EXERCISE =>
Please print exactly the lines below, from the start of the material up to and including the line with "minimum height=37bp] (r2V)", but none of the pictures.
▼
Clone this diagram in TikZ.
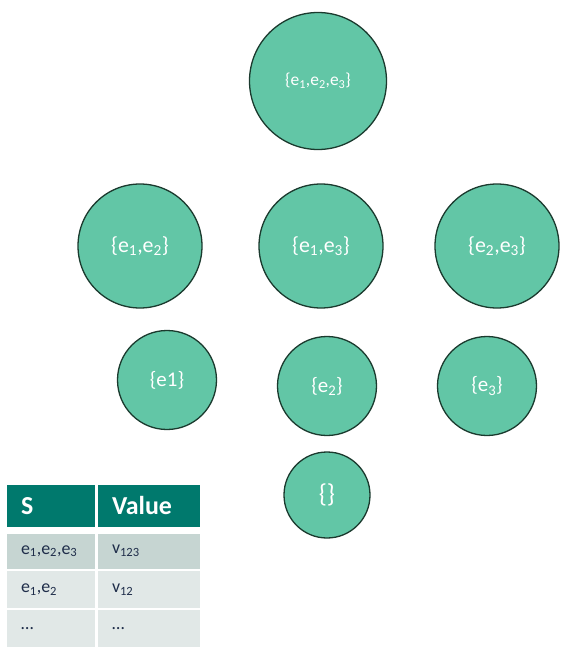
\documentclass[tikz,border=0pt]{standalone}
\usepackage{fontspec}
\setmainfont{Carlito}
\definecolor{setgreen}{HTML}{62C6A6}
\definecolor{setedge}{HTML}{1B3A2E}
\definecolor{headteal}{HTML}{00796D}
\definecolor{rowdark}{HTML}{C6D5D2}
\definecolor{rowlight}{HTML}{E1E8E7}
\definecolor{cellink}{HTML}{1F2D4A}
\newcommand{\el}[1]{e\textsubscript{#1}}
\tikzset{
    subset/.style={circle, draw=setedge, line width=1.3bp, fill=setgreen,
        text=white, inner sep=0pt, font=\fontsize{22}{24}\selectfont},
    cell/.style={rectangle, inner xsep=14bp, inner ysep=0pt, align=left,
        text=cellink, font=\fontsize{18}{20}\selectfont},
    headcell/.style={cell, fill=headteal, text=white, minimum height=42bp,
        font=\fontsize{26}{28}\selectfont\bfseries},
}

\begin{document}
\begin{tikzpicture}[x=1bp, y=-1bp]
    \useasboundingbox (0,0) rectangle (577,654);

    % Lattice of subsets
    \node[subset, minimum size=137bp, font=\fontsize{17.5}{20}\selectfont] (s123) at (318,81) {\{\el{1},\el{2},\el{3}\}};

    \node[subset, minimum size=124bp] (s12) at (140,246) {\{\el{1},\el{2}\}};
    \node[subset, minimum size=124bp] (s13) at (321,246) {\{\el{1},\el{3}\}};
    \node[subset, minimum size=124bp] (s23) at (497,246) {\{\el{2},\el{3}\}};

    \node[subset, minimum size=99bp, font=\fontsize{21}{24}\selectfont] (s1) at (167,380) {\{e1\}};
    \node[subset, minimum size=99bp, font=\fontsize{21}{24}\selectfont] (s2) at (327,386) {\{\el{2}\}};
    \node[subset, minimum size=99bp, font=\fontsize{21}{24}\selectfont] (s3) at (487,386) {\{\el{3}\}};

    \node[subset, minimum size=86bp, font=\fontsize{26}{28}\selectfont] (s0) at (327,495) {\{\}};

    % Value table
    \node[headcell, text width=60bp] (hS) at (51,506) {S};
    \node[headcell, text width=74bp] (hV) at (149,506) {Value};

    \node[cell, fill=rowdark, text width=60bp, minimum height=35bp] (r1S) at (51,551) {\el{1},\el{2},\el{3}};
    \node[cell, fill=rowdark, text width=74bp, minimum height=35bp] (r1V) at (149,551) {v\textsubscript{123}};

    \node[cell, fill=rowlight, text width=60bp, minimum height=37bp] (r2S) at (51,589.5) {\el{1},\el{2}};
    \node[cell, fill=rowlight, text width=74bp, minimum height=37bp] (r2V) at (149,589.5) {v\textsubscript{12}};

    \node[cell, fill=rowlight, text width=60bp, minimum height=37bp] (r3S) at (51,628.5) {\dots};
    \node[cell, fill=rowlight, text width=74bp, minimum height=37bp] (r3V) at (149,628.5) {\dots};
\end{tikzpicture}
\end{document}
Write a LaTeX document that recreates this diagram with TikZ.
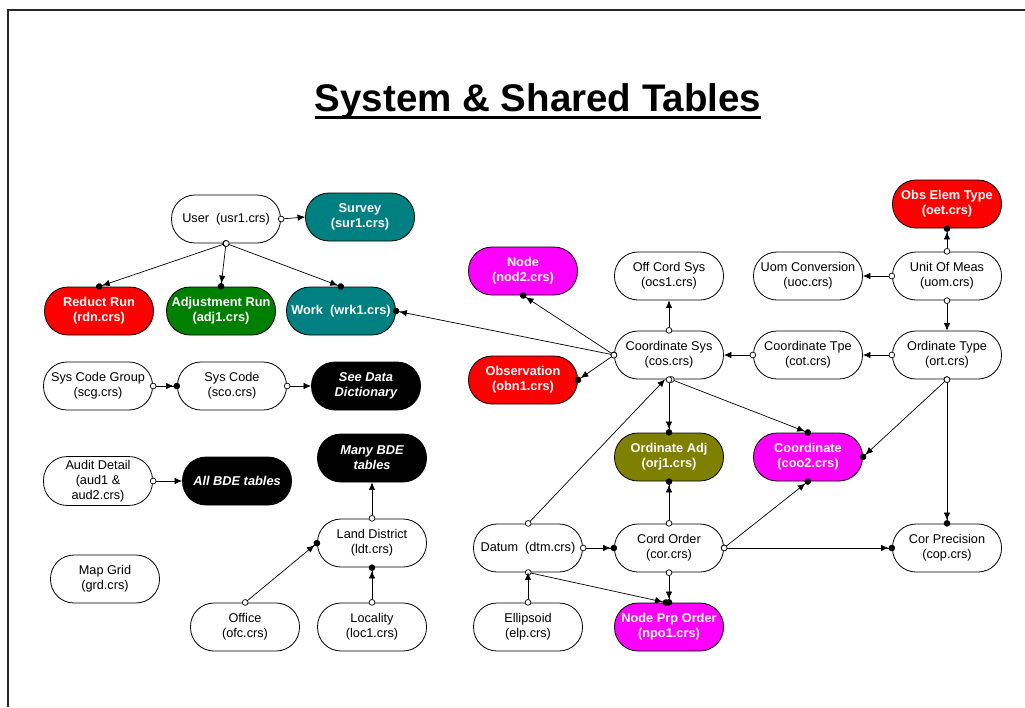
\documentclass[tikz,border=0pt]{standalone}
\usepackage{fontspec}
\setmainfont{Liberation Sans}
\usepackage{tikz}
\usetikzlibrary{arrows.meta, positioning}

\definecolor{tealbox}{RGB}{0,128,128}
\definecolor{redbox}{RGB}{255,0,0}
\definecolor{greenbox}{RGB}{0,128,0}
\definecolor{magentabox}{RGB}{255,0,255}
\definecolor{olivebox}{RGB}{128,128,0}

\begin{document}
\begin{tikzpicture}[x=1pt, y=-1pt,
    every node/.style={font=\fontsize{12.7}{15.2}\selectfont},
    tbl/.style={draw, line width=0.8pt, rounded corners=23.5pt, minimum width=109pt,
      minimum height=48pt, inner xsep=1pt, align=center},
    hot/.style={tbl, fill=#1, text=white, font=\fontsize{12.8}{15.2}\selectfont\bfseries},
    ext/.style={hot=black, font=\fontsize{12.8}{15.2}\selectfont\bfseries\itshape},
    rel/.style={line width=0.7pt, shorten <=-3pt,
      {Circle[fill=white,length=6.5pt]}-{Latex[length=7.5pt,width=6.5pt]}},
    reldot/.style={rel, shorten >=-3pt,
      {Circle[fill=white,length=6.5pt]}-{Latex[length=7.5pt,width=6.5pt]Circle[length=6.5pt]}}]
  \useasboundingbox (0,0) rectangle (1025,707);

  % Frame
  \draw[line width=1.3pt, black!85] (1025,10) -- (8,10) -- (8,707);

  % Title
  \node[inner sep=0, anchor=base, font=\fontsize{38.5}{40}\selectfont\bfseries] (title) at (538,111)
    {System \& Shared Tables};
  \draw[line width=3pt] ([yshift=-6.5pt]title.base west) -- ([yshift=-6.5pt]title.base east);

  % Users and runs
  \node[tbl] (usr) at (226,219) {User~ (usr1.crs)};
  \node[hot=tealbox] (sur) at (360,217) {Survey\\(sur1.crs)};
  \node[hot=redbox] (rdn) at (99,311) {Reduct Run\\(rdn.crs)};
  \node[hot=greenbox] (adj) at (221,311) {Adjustment Run\\(adj1.crs)};
  \node[hot=tealbox] (wrk) at (341,311) {Work~ (wrk1.crs)};

  % System codes
  \node[tbl] (scg) at (98,386) {Sys Code Group\\(scg.crs)};
  \node[tbl] (sco) at (232,386) {Sys Code\\(sco.crs)};
  \node[ext] (sdd) at (366,386) {See Data\\Dictionary};

  % Audit
  \node[tbl] (aud) at (98,481) {Audit Detail\\(aud1 \&\\aud2.crs)};
  \node[ext] (abt) at (237,481) {All BDE tables};
  \node[ext] (mbt) at (372,458) {Many BDE\\tables};

  % Districts
  \node[tbl] (ldt) at (372,543) {Land District\\(ldt.crs)};
  \node[tbl] (grd) at (105,579) {Map Grid\\(grd.crs)};
  \node[tbl] (ofc) at (245,627) {Office\\(ofc.crs)};
  \node[tbl] (loc) at (372,627) {Locality\\(loc1.crs)};

  % Coordinate systems
  \node[hot=magentabox] (nod) at (523,271) {Node\\(nod2.crs)};
  \node[hot=redbox] (obn) at (523,380) {Observation\\(obn1.crs)};
  \node[tbl] (ocs) at (669,276) {Off Cord Sys\\(ocs1.crs)};
  \node[tbl] (cos) at (669,355) {Coordinate Sys\\(cos.crs)};
  \node[tbl] (uoc) at (808,276) {Uom Conversion\\(uoc.crs)};
  \node[tbl] (uom) at (947,276) {Unit Of Meas\\(uom.crs)};
  \node[hot=redbox] (oet) at (947,204) {Obs Elem Type\\(oet.crs)};
  \node[tbl] (cot) at (808,355) {Coordinate Tpe\\(cot.crs)};
  \node[tbl] (ort) at (947,355) {Ordinate Type\\(ort.crs)};
  \node[hot=olivebox] (orj) at (669,457) {Ordinate Adj\\(orj1.crs)};
  \node[hot=magentabox] (coo) at (808,457) {Coordinate\\(coo2.crs)};

  % Datum and orders
  \node[tbl] (dtm) at (528,548) {Datum~ (dtm.crs)};
  \node[tbl] (cor) at (669,548) {Cord Order\\(cor.crs)};
  \node[tbl] (cop) at (947,548) {Cor Precision\\(cop.crs)};
  \node[tbl] (elp) at (528,627) {Ellipsoid\\(elp.crs)};
  \node[hot=magentabox] (npo) at (669,627) {Node Prp Order\\(npo1.crs)};

  % Links, left part
  \draw[rel] (usr.east) -- (sur.west);
  \draw[reldot] (usr.south) -- (rdn.north);
  \draw[reldot] (usr.south) -- (adj.north);
  \draw[reldot] (usr.south) -- (wrk.north);
  \draw[reldot] (scg.east) -- (sco.west);
  \draw[rel] (sco.east) -- (sdd.west);
  \draw[rel] (aud.east) -- (abt.west);
  \draw[rel] (ldt.north) -- (mbt.south);
  \draw[reldot] (ofc.north) -- (ldt.west);
  \draw[reldot] (loc.north) -- (ldt.south);

  % Links, right part
  \draw[reldot] (cos.west) -- (wrk.east);
  \draw[reldot] (cos.west) -- (nod.south);
  \draw[reldot] (cos.west) -- (obn.east);
  \draw[rel] (cos.north) -- (ocs.south);
  \draw[rel] (cot.west) -- (cos.east);
  \draw[rel] (uom.west) -- (uoc.east);
  \draw[reldot] (uom.north) -- (oet.south);
  \draw[rel] (uom.south) -- (ort.north);
  \draw[rel] (ort.west) -- (cot.east);
  \draw[reldot] (ort.south) -- (coo.east);
  \draw[reldot] (ort.south) -- (cop.north);
  \draw[reldot] ([xshift=2pt]cos.south) -- (coo.north);
  \draw[reldot] (cos.south) -- (orj.north);
  \draw[rel] (dtm.north) -- ([xshift=-4pt]cos.south);
  \draw[reldot] (cor.north) -- (orj.south);
  \draw[reldot] (dtm.east) -- (cor.west);
  \draw[reldot] (cor.east) -- (coo.south);
  \draw[reldot] (cor.east) -- (cop.west);
  \draw[reldot] (cor.south) -- (npo.north);
  \draw[reldot] (dtm.south) -- ([xshift=-3pt]npo.north);
  \draw[rel] (elp.north) -- (dtm.south);
\end{tikzpicture}
\end{document}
▲
ANSWER IN FULL =>
Clone this diagram in TikZ.
\documentclass[tikz,border=0pt]{standalone}
\usepackage{fontspec}
\setmainfont{Carlito}
\definecolor{setgreen}{HTML}{62C6A6}
\definecolor{setedge}{HTML}{1B3A2E}
\definecolor{headteal}{HTML}{00796D}
\definecolor{rowdark}{HTML}{C6D5D2}
\definecolor{rowlight}{HTML}{E1E8E7}
\definecolor{cellink}{HTML}{1F2D4A}
\newcommand{\el}[1]{e\textsubscript{#1}}
\tikzset{
    subset/.style={circle, draw=setedge, line width=1.3bp, fill=setgreen,
        text=white, inner sep=0pt, font=\fontsize{22}{24}\selectfont},
    cell/.style={rectangle, inner xsep=14bp, inner ysep=0pt, align=left,
        text=cellink, font=\fontsize{18}{20}\selectfont},
    headcell/.style={cell, fill=headteal, text=white, minimum height=42bp,
        font=\fontsize{26}{28}\selectfont\bfseries},
}

\begin{document}
\begin{tikzpicture}[x=1bp, y=-1bp]
    \useasboundingbox (0,0) rectangle (577,654);

    % Lattice of subsets
    \node[subset, minimum size=137bp, font=\fontsize{17.5}{20}\selectfont] (s123) at (318,81) {\{\el{1},\el{2},\el{3}\}};

    \node[subset, minimum size=124bp] (s12) at (140,246) {\{\el{1},\el{2}\}};
    \node[subset, minimum size=124bp] (s13) at (321,246) {\{\el{1},\el{3}\}};
    \node[subset, minimum size=124bp] (s23) at (497,246) {\{\el{2},\el{3}\}};

    \node[subset, minimum size=99bp, font=\fontsize{21}{24}\selectfont] (s1) at (167,380) {\{e1\}};
    \node[subset, minimum size=99bp, font=\fontsize{21}{24}\selectfont] (s2) at (327,386) {\{\el{2}\}};
    \node[subset, minimum size=99bp, font=\fontsize{21}{24}\selectfont] (s3) at (487,386) {\{\el{3}\}};

    \node[subset, minimum size=86bp, font=\fontsize{26}{28}\selectfont] (s0) at (327,495) {\{\}};

    % Value table
    \node[headcell, text width=60bp] (hS) at (51,506) {S};
    \node[headcell, text width=74bp] (hV) at (149,506) {Value};

    \node[cell, fill=rowdark, text width=60bp, minimum height=35bp] (r1S) at (51,551) {\el{1},\el{2},\el{3}};
    \node[cell, fill=rowdark, text width=74bp, minimum height=35bp] (r1V) at (149,551) {v\textsubscript{123}};

    \node[cell, fill=rowlight, text width=60bp, minimum height=37bp] (r2S) at (51,589.5) {\el{1},\el{2}};
    \node[cell, fill=rowlight, text width=74bp, minimum height=37bp] (r2V) at (149,589.5) {v\textsubscript{12}};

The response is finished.